Doyle è stato consigliere del Dipartimento europeo del Fondo, quello che si sta occupando dei piani di salvataggio di Grecia, Portogallo e Irlanda. Le sue dimissioni risalgono a un mese fa, ma le sue motivazioni e la sua dura critica all’intera struttura sono state rese pubbliche solo ieri, dopo che la CNN è entrata in possesso della lettera (datata 18 giugno). Secondo quanto ha scritto il Wall Street Journal, Doyle è stato capo divisione nell’organizzazione finanziaria, responsabile per i paesi non in stato di crisi, ma ha cambiato mansione dopo la nomina di un nuovo direttore della sezione europea, che ha ristrutturato il dipartimento. Il WSJ aggiunge che oggi Doyle è ancora un consulente del Fondo, che dovrebbe lasciare ufficialmente il prossimo autunno.

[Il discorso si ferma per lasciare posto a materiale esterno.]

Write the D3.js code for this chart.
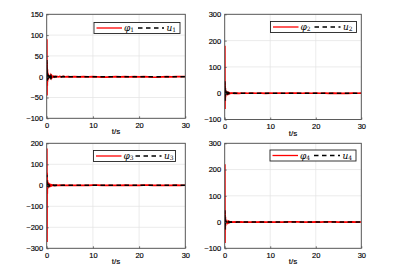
<!DOCTYPE html>
<html><head><meta charset="UTF-8"><title>phi / u</title>
<script src="https://cdn.jsdelivr.net/npm/d3@7"></script>
<style>
	body { margin:0; background:#fff; }
	svg  { display:block; }
	.tk  { font-family:"Liberation Sans",Arial,sans-serif; font-size:7.5px; fill:#000; stroke:#000; stroke-width:0.15px; }
	.lg  { font-family:"DejaVu Serif","Liberation Serif",serif; font-style:italic; font-size:9px; fill:#000; }
</style>
</head><body>
<svg id="fig" width="407" height="279"></svg>
<script>
// time axis (s), dense near the start where the transient is
var time=[0,0.03,0.06,0.09,0.12,0.15,0.18,0.21,0.25,0.3,0.35,0.4,0.45,0.5,
	0.6,0.7,0.8,0.9,1.0,1.1,1.2,1.4,1.6,1.8,2.0,2.2,2.5,2.8,
	3.2,3.6,4,4.5,5,
	6,7,8,9,10,11,12,13,14,15,16,17,18,19,20,21,22,23,24,25,26,27,28,29,30];

var phi1=[0,90,-45,35,-22,18,-12,10,-8,7,-6,5,-4,4,
	-3,3,-2.5,2,-2,1.5,-1.5,1.2,-1,1,-0.8,0.8,-0.6,0.6,
	-0.5,0.5,-0.4,0.3,-0.3,
	0.2,-0.3,0.3,-0.2,0.2,-0.3,-0.8,-1.2,-0.5,0.3,-0.2,0.2,-0.3,0.3,-0.2,0.2,-0.4,-1,-1.3,-0.6,0.3,-0.2,0.3,0.4,0.5];
var u1=[0,40,-12,15,-10,8,-7,6,-5,5,-4,3,-3,3,
	-2.5,2,-2,1.5,-1.5,1.2,-1,1,-0.8,0.8,-0.6,0.5,-0.4,0.4,
	-0.3,0.3,-0.2,0.2,-0.1,
	0,0,0,0,0,0,0,0,0,0,0,0,0,0,0,0,0,0,0,0,0,0,0,0,0];

var phi2=[0,180,-60,40,-30,20,-15,10,-8,6,-5,4,-3,3,
	-2,2,-1.5,1.5,-1,1,-0.8,0.8,-0.6,0.6,-0.5,0.4,-0.4,0.3,
	-0.3,0.3,-0.2,0.2,-0.2,
	0.2,-0.2,0.2,-0.3,0.2,-0.2,0.3,-0.2,0.5,0.8,0.3,-0.2,0.2,-0.2,0.3,-0.2,0.2,-0.3,0.2,-0.5,-0.9,-0.6,0.2,-0.2,0.2];
var u2=[0,45,-30,20,-15,10,-8,6,-5,4,-3,3,-2,2,
	-1.5,1.5,-1,1,-0.8,0.6,-0.5,0.4,-0.3,0.3,-0.2,0.2,-0.1,0.1,
	0,0,0,0,0,
	0,0,0,0,0,0,0,0,0,0,0,0,0,0,0,0,0,0,0,0,0,0,0,0,0];

var phi3=[0,175,-270,60,-40,25,-15,12,-8,6,-5,4,-3,3,
	-2.5,2,-2,1.5,-1.5,1.2,-1,1,-0.8,0.8,-0.6,0.6,-0.5,0.5,
	-0.4,0.4,-0.3,0.3,-0.3,
	0.3,-0.4,0.3,-0.3,0.4,0.6,-0.3,0.3,-0.4,0.3,-0.3,0.4,-0.3,0.3,-0.4,0.5,0.7,-0.3,0.3,-0.4,0.3,-0.3,0.4,-0.3,0.3];
var u3=[0,50,-10,20,-8,8,-5,5,-4,3,-3,2,-2,2,
	-1.5,1.5,-1,1,-0.8,0.8,-0.6,0.5,-0.4,0.4,-0.3,0.3,-0.2,0.2,
	-0.1,0.1,0,0,0,
	0,0,0,0,0,0,0,0,0,0,0,0,0,0,0,0,0,0,0,0,0,0,0,0,0];

var phi4=[0,220,-80,40,-30,20,-15,10,-8,6,-5,4,-3,3,
	-2,2,-1.5,1.5,-1.2,1,-0.8,0.8,-0.6,0.6,-0.5,0.4,-0.4,0.3,
	-0.3,0.3,-0.2,0.2,-0.2,
	0.2,-0.2,0.3,-0.2,0.2,-0.3,0.2,-0.2,0.5,0.8,0.4,-0.2,0.2,-0.2,0.3,-0.2,0.6,0.9,0.5,-0.2,0.2,-0.2,0.3,-0.2,0.2];
var u4=[0,45,-30,18,-12,10,-8,6,-5,4,-3,3,-2,2,
	-1.5,1.5,-1,1,-0.8,0.6,-0.5,0.4,-0.3,0.3,-0.2,0.2,-0.1,0.1,
	0,0,0,0,0,
	0,0,0,0,0,0,0,0,0,0,0,0,0,0,0,0,0,0,0,0,0,0,0,0,0];

var xTicks=[0,10,20,30];
var yTicks1=[-100,-50,0,50,100,150];
var yTicks2=[-100,0,100,200,300];
var yTicks3=[-300,-200,-100,0,100,200];
var yTicks4=[-100,0,100,200,300];

var panels=[
	{x0:46.7,x1:185.3,y0:14.3,y1:118.3,yt:yTicks1,phi:phi1,u:u1,k:1,lx:94,ly:22.5,lw:86},
	{x0:224.7,x1:361.3,y0:14.3,y1:119.5,yt:yTicks2,phi:phi2,u:u2,k:2,lx:270.5,ly:21.5,lw:86},
	{x0:46.7,x1:185.3,y0:143.3,y1:248.3,yt:yTicks3,phi:phi3,u:u3,k:3,lx:93.5,ly:150.5,lw:82},
	{x0:224.7,x1:361.3,y0:143.3,y1:248.3,yt:yTicks4,phi:phi4,u:u4,k:4,lx:270,ly:150,lw:86}
];

var svg=d3.select('#fig');

panels.forEach(function(p,pi){
	var x=d3.scaleLinear().domain([0,30]).range([p.x0,p.x1]);
	var y=d3.scaleLinear().domain(d3.extent(p.yt)).range([p.y1,p.y0]);
	var g=svg.append('g');
	// grid
	g.selectAll('.gx').data(xTicks).enter().append('line')
		.attr('x1',function(d){return x(d);}).attr('x2',function(d){return x(d);})
		.attr('y1',p.y0).attr('y2',p.y1).attr('stroke','#e3e3e3').attr('stroke-width',0.7);
	g.selectAll('.gy').data(p.yt).enter().append('line')
		.attr('y1',function(d){return y(d);}).attr('y2',function(d){return y(d);})
		.attr('x1',p.x0).attr('x2',p.x1).attr('stroke','#e3e3e3').attr('stroke-width',0.7);
	// curves
	var cid='clip'+pi;
	svg.append('clipPath').attr('id',cid).append('rect')
		.attr('x',p.x0).attr('y',p.y0).attr('width',p.x1-p.x0).attr('height',p.y1-p.y0);
	var line=d3.line().x(function(d,i){return x(time[i]);}).y(function(d){return y(d);});
	g.append('path').attr('d',line(p.phi)).attr('clip-path','url(#'+cid+')')
		.attr('fill','none').attr('stroke','#ff0000').attr('stroke-width',1.7);
	g.append('path').attr('d',line(p.u)).attr('clip-path','url(#'+cid+')')
		.attr('fill','none').attr('stroke','#000').attr('stroke-width',1.6).attr('stroke-dasharray','4.5,3.5');
	// axes
	var ax=g.append('g').attr('transform','translate(0,'+p.y1+')')
		.call(d3.axisBottom(x).tickValues(xTicks).tickSizeInner(-2).tickSizeOuter(0).tickPadding(4.5));
	var ay=g.append('g').attr('transform','translate('+p.x0+',0)')
		.call(d3.axisLeft(y).tickValues(p.yt).tickSizeInner(-2).tickSizeOuter(0).tickPadding(3.5));
	[ax,ay].forEach(function(a){
		a.select('.domain').remove();
		a.selectAll('line').attr('stroke','#4d4d4d').attr('stroke-width',0.8);
		a.selectAll('text').attr('class','tk').attr('font-family',null).attr('font-size',null).attr('fill',null);
	});
	// box
	g.append('rect').attr('x',p.x0).attr('y',p.y0).attr('width',p.x1-p.x0).attr('height',p.y1-p.y0)
		.attr('fill','none').attr('stroke','#4d4d4d').attr('stroke-width',0.9);
	// x label
	g.append('text').attr('class','tk').attr('x',(p.x0+p.x1)/2).attr('y',p.y1+16)
		.attr('text-anchor','middle').style('font-size','8px').text('t/s');
	// legend
	var lg=g.append('g').attr('transform','translate('+p.lx+','+p.ly+')');
	lg.append('rect').attr('width',p.lw).attr('height',11).attr('fill','#fff')
		.attr('stroke','#222').attr('stroke-width',0.9);
	lg.append('line').attr('x1',2.5).attr('x2',28).attr('y1',5.5).attr('y2',5.5)
		.attr('stroke','#ff0000').attr('stroke-width',1.3);
	var t1=lg.append('text').attr('class','lg').attr('x',30).attr('y',8.5);
	t1.append('tspan').text('φ');
	t1.append('tspan').style('font-size','6px').style('font-style','normal').attr('dy',1.3).text(p.k);
	var mid=p.lw/2+1;
	lg.append('line').attr('x1',mid).attr('x2',mid+26).attr('y1',5.5).attr('y2',5.5)
		.attr('stroke','#000').attr('stroke-width',1.3).attr('stroke-dasharray','4.5,3.5');
	var t2=lg.append('text').attr('class','lg').attr('x',mid+28.5).attr('y',8.5);
	t2.append('tspan').text('u');
	t2.append('tspan').style('font-size','6px').style('font-style','normal').attr('dy',1.3).text(p.k);
});
</script>
</body></html>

Il Fondo Monetario Internazionale è una delle grandi organizzazioni internazionali che furono create nel 1944 con il trattato di Bretton Woods (un accordo per mettere ordine nell’economia e nella finanza mondiale dopo la Seconda Guerra Mondiale). Lo scopo dell’FMI era, ed è tutt’ora, quello di intervenire finanziando i paesi con difficoltà di bilancio (come Grecia, Irlanda e Portogallo). L’altra grande organizzazione creata fu la Banca Mondiale che invece si occupava di finanziare investimenti nei paesi in via di sviluppo.
Il denaro che usano queste due organizzazioni viene versato dai vari stati. Come in una società per azioni, chi versa di più ha più “voti” quando si deve nominare la dirigenza. Attualmente gli stati dell’Europa occidentale e gli Stati Uniti detengono il controllo di entrambe le organizzazioni. Tradizionalmente il direttore dell’FMI è europeo mentre quello della Banca Mondiale è statunitense.
Su questo aspetto si concentrano le critiche più dure di Doyle. Negli ultimi dieci anni, scrive, le nomine dei direttori del fondo sono state “disastrose”. Questo a causa della bilateralità (cioé l’accordo Usa-Europa) che esclude tutti gli altri paesi. Anche l’attuale direttrice, Christine Lagarde, scrive Doyle senza nominarla, è “contaminata”, perché “né il suo sesso, né la sua integrità, né il suo slancio” possono cambiare la “fondamentale illegittimità della sua nomina”, cioè il fatto che sia stata nominata da Stati Uniti ed Europa senza consultare gli altri paesi.